The principles of horticultural therapy date back to ancient times when Egyptian physicians prescribed ‘walks in the garden’ as a treatment for royalty suffering from mental disorders.  Records dating from 1768 indicate doctors were prescribing ‘tending the soil’ as a cure for the ills of the mind and nervous system.  However, it was not until 1955 that horticultural therapy was officially named as a discipline where clients/patients actively participated in specially designed treatment programs intended to link garden activities with improved mental and physical health.

Defining Horticultural Therapy

The American Horticultural Therapy Association (AHTA) defines horticultural therapy as “a discipline that uses plants, gardening activities, and the natural world as vehicles for professionally conducted programs in therapy and rehabilitation.”  Four elements are required for horticultural activities to be considered as part of a client/patient treatment plan:

  1.   a defined treatment procedure which focuses on horticultural or gardening activities,
  2.   a client with a diagnosed problem who is in treatment,
  3.   a treatment goal that can be measured and evaluated, and
  4.   a qualified professional to deliver the treatment.

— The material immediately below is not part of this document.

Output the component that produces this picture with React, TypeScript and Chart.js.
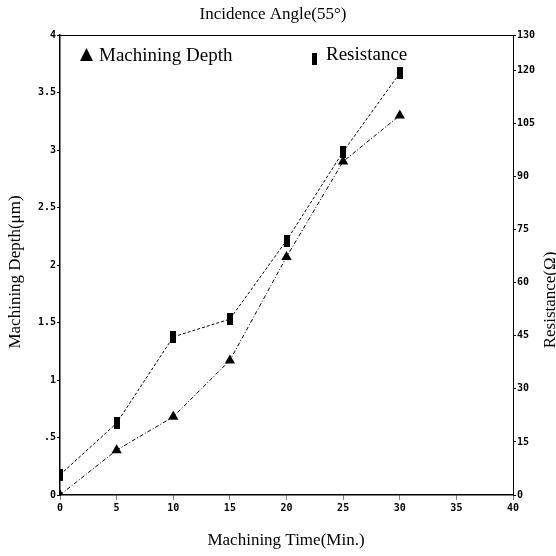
import { useEffect, useRef } from "react";
import { Chart, registerables } from "chart.js";

Chart.register(...registerables);

const times = [0, 5, 10, 15, 20, 25, 30];
const depth = [0, 0.39, 0.68, 1.17, 2.07, 2.9, 3.3];
const resistance = [5.7, 20.3, 44.7, 49.7, 71.9, 97, 119.2];

const xTicks = [0, 5, 10, 15, 20, 25, 30, 35, 40];
const depthTicks = [0, 0.5, 1, 1.5, 2, 2.5, 3, 3.5, 4];
const depthTickLabels = ["0", ".5", "1", "1.5", "2", "2.5", "3", "3.5", "4"];
const resistanceTicks = [0, 15, 30, 45, 60, 75, 90, 105, 120, 130];

const titleText = "Incidence Angle(55°)";
const xTitle = "Machining Time(Min.)";
const yTitle = "Machining Depth(μm)";
const y1Title = "Resistance(Ω)";
const depthLabel = "Machining Depth";
const resistanceLabel = "Resistance";

const SERIF = '"Liberation Serif", "Times New Roman", serif';
const MONO = '"DejaVu Sans Mono", monospace';

export default function App() {
  const ref = useRef<HTMLCanvasElement | null>(null);

  useEffect(() => {
    document.body.style.margin = "0";
    const canvas = ref.current;
    if (!canvas) return;

    const bar = document.createElement("canvas");
    bar.width = 6;
    bar.height = 12;
    const bctx = bar.getContext("2d");
    if (bctx) {
      bctx.fillStyle = "#000";
      bctx.fillRect(0, 0, 6, 12);
    }

    const textPlugin = {
      id: "texts",
      afterDraw(chart: any) {
        const ctx = chart.ctx as CanvasRenderingContext2D;
        const { left, right, top } = chart.chartArea;
        ctx.save();
        ctx.strokeStyle = "#000";
        ctx.lineWidth = 1;
        ctx.beginPath();
        ctx.moveTo(left, top + 0.5);
        ctx.lineTo(right, top + 0.5);
        ctx.stroke();

        ctx.fillStyle = "#000";
        ctx.textBaseline = "middle";
        ctx.textAlign = "center";
        ctx.font = `17px ${SERIF}`;
        ctx.fillText(titleText, 273, 15);
        ctx.fillText(xTitle, 286, 541);

        ctx.save();
        ctx.translate(16, 272);
        ctx.rotate(-Math.PI / 2);
        ctx.fillText(yTitle, 0, 0);
        ctx.restore();

        ctx.save();
        ctx.translate(551, 300);
        ctx.rotate(-Math.PI / 2);
        ctx.fillText(y1Title, 0, 0);
        ctx.restore();

        // legend
        ctx.beginPath();
        ctx.moveTo(86.5, 48);
        ctx.lineTo(93, 61);
        ctx.lineTo(80, 61);
        ctx.closePath();
        ctx.fill();
        ctx.fillRect(312, 53, 5, 12);
        ctx.textAlign = "left";
        ctx.textBaseline = "alphabetic";
        ctx.font = `19px ${SERIF}`;
        ctx.fillText(depthLabel, 99, 61);
        ctx.fillText(resistanceLabel, 326, 60);
        ctx.restore();
      },
    };

    const chart = new Chart(canvas, {
      type: "line",
      data: {
        datasets: [
          {
            label: depthLabel,
            data: times.map((t, i) => ({ x: t, y: depth[i] })),
            yAxisID: "y",
            borderColor: "#000",
            backgroundColor: "#000",
            borderWidth: 1,
            borderDash: [4, 2, 1, 2],
            pointStyle: "triangle",
            pointRadius: 6,
            pointBorderWidth: 0,
            tension: 0,
          },
          {
            label: resistanceLabel,
            data: times.map((t, i) => ({ x: t, y: resistance[i] })),
            yAxisID: "y1",
            borderColor: "#000",
            backgroundColor: "#000",
            borderWidth: 1,
            borderDash: [3, 2],
            pointStyle: bar as any,
            pointRadius: 6,
            tension: 0,
          },
        ],
      },
      options: {
        animation: false,
        responsive: false,
        layout: { padding: { top: 35, left: 0, right: 0, bottom: 0 } },
        plugins: {
          legend: { display: false },
          title: { display: false },
          tooltip: { enabled: false },
        },
        scales: {
          x: {
            type: "linear",
            min: 0,
            max: 40,
            afterBuildTicks: (axis: any) => {
              axis.ticks = xTicks.map((v) => ({ value: v }));
            },
            afterFit: (axis: any) => {
              axis.height = 61;
            },
            grid: {
              drawOnChartArea: false,
              drawTicks: true,
              tickLength: 5,
              tickColor: "#000",
              tickBorderDash: [1, 1],
            },
            border: { display: true, color: "#000", width: 1.5 },
            ticks: {
              color: "#000",
              font: { family: MONO, size: 10, weight: "bold" },
              padding: 2,
              maxRotation: 0,
              autoSkip: false,
            },
          },
          y: {
            type: "linear",
            position: "left",
            min: 0,
            max: 4,
            afterBuildTicks: (axis: any) => {
              axis.ticks = depthTicks.map((v) => ({ value: v }));
            },
            afterFit: (axis: any) => {
              axis.width = 60;
            },
            grid: {
              drawOnChartArea: false,
              drawTicks: true,
              tickLength: 3,
              tickColor: "#000",
            },
            border: { display: true, color: "#000", width: 1.5 },
            ticks: {
              color: "#000",
              font: { family: MONO, size: 10, weight: "bold" },
              padding: 1,
              autoSkip: false,
              callback: (value: any) => {
                const i = depthTicks.indexOf(Number(value));
                return i >= 0 ? depthTickLabels[i] : "";
              },
            },
          },
          y1: {
            type: "linear",
            position: "right",
            min: 0,
            max: 130,
            afterBuildTicks: (axis: any) => {
              axis.ticks = resistanceTicks.map((v) => ({ value: v }));
            },
            afterFit: (axis: any) => {
              axis.width = 43;
            },
            grid: {
              drawOnChartArea: false,
              drawTicks: true,
              tickLength: 3,
              tickColor: "#000",
            },
            border: { display: true, color: "#000", width: 1 },
            ticks: {
              color: "#000",
              font: { family: MONO, size: 10, weight: "bold" },
              padding: 1,
              autoSkip: false,
            },
          },
        },
      },
      plugins: [textPlugin],
    });

    return () => {
      chart.destroy();
    };
  }, []);

  return (
    <div style={{ width: 556, height: 556, background: "#fff" }}>
      <canvas ref={ref} width={556} height={556} style={{ display: "block" }} />
    </div>
  );
}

What is Horticultural Therapy?

H.T. is one of the treatment modalities that form the adjunctive therapy treatment approach.  Adjunctive therapy means in addition to or joined to traditional therapy or treatment approaches and includes art, music, and recreational therapy.  Horticultural therapy as a treatment approach is applied in a variety of institutional settings.  Institutions where H.T. is prescnbed as part of a client/patient treatment plan include:

  • psychiatric hospitals –  first recorded area to utilize treatment through gardening
  • physical disabilities – strokes, paralyzing injuries
  • sensory impairments – emphasis on gaining skills for daily living
  • geriatric – ill elderly
  • substance abuse – H.T. is used as part of treatment programs
  • social deviation – adults and children who commit crimes and are placed in detention or correctional facilities have been shown to benefit from H.T. programs
  • mental disabilities – often this work is directed to employment of clients

Purpose of Horticultural Therapy Programs

The therapy of working with living plants has been shown to enhance self-esteem, alleviate depression, improve motor skills, provide opportunities for problem solving, and encourage social interaction and communication.

Horticultural therapy places the patient in a care-giving role often engendering

confidence and a new sense of purpose.  Some of the goals of H.T. programs include:

  • learning basic skills and social skills
  • building confidence and increasing self-esteem
  • gaining qualifications and the opportunity to move into employment
  • rebuilding lives after illness or accident
  • maintaining or improving quality of life

Where can Horticultural Therapy Activities be used?

Horticultural treatment activities are used in greenhouse crop production; learning to make terrariums and bonsai; harvesting flowers and flower arranging; pulling weeds and cultivating the soil; transplanting trees; crafts and specialty items for sale.  Highly motivational among the horticultural activities are potting plants, plant propagation, and flower arranging.  Many horticultural therapy programs generate monies from the sale of their products, which is used in part to offset the costs of materials.